Penso dunque di poter leggere in questo racconto un’indicazione importante per la nostra Compagnia di S. Paolo. Sull’esempio di Gesù siamo chiamati ad avere come unica nostra preoccupazione quella di essere anzitutto di coloro che mentre camminano incarnati in questa realtà del nostro tempo sanno “vedere” le povertà dell’umano ma anche l’apertura del cuore di ogni uomo e di ogni donna per andare incontro ad essi con spirito di servizio e unicamente con il desiderio di essere tramite dell’amore di Dio che è gratuito, incondizionato e rispettoso della libertà altrui per suscitare la domanda della fede.  

Solo così si apriranno gli occhi alla luce di quanti avvicineremo perché è solo il miracolo dell’amore sperimentato che dischiude la vita alla luce, alla speranza e alla fede.

Madeleine Delbrêl, mistica del ’900, come la chiamava il cardinale Martini, scriveva a un suo amico sacerdote che poi diventerà il cardinale di Parigi, chiedendogli di rimanere nella capacità di farsi incontrare dall’uomo, scoprendovi il mistero di un’umanità visitata dall’esperienza dell’Incarnazione. 

Ma ugualmente alla luce di questa pagina non dobbiamo sorvolare sul fatto che questa storia ci riguarda, è come una parabola della nostra condizione umana.
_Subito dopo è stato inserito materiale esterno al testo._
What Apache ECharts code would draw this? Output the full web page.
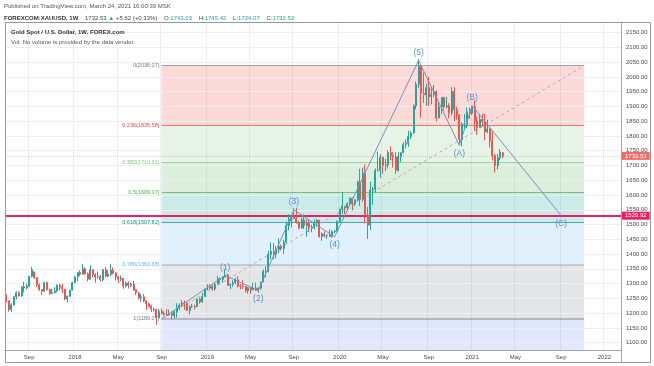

Il cieco che non ha nome, ci rappresenta. Forse ci disturba l’essere assimilati ad un cieco. Siamo infatti persuasi di avere buoni occhi capaci di penetrare nella complessa struttura della realtà, conoscerla e modificarla.

L’evangelo di oggi ci dice che il non riconoscere Gesù come nostro Signore, luce e quindi senso ultimo della nostra esistenza, fa sì che ci si trovi nell’oscurità. Non bastiamo a noi stessi. Occorre pertanto non smettere mai di cercare la luce che è Gesù per vedere sempre meglio nella vita di tutti i giorni.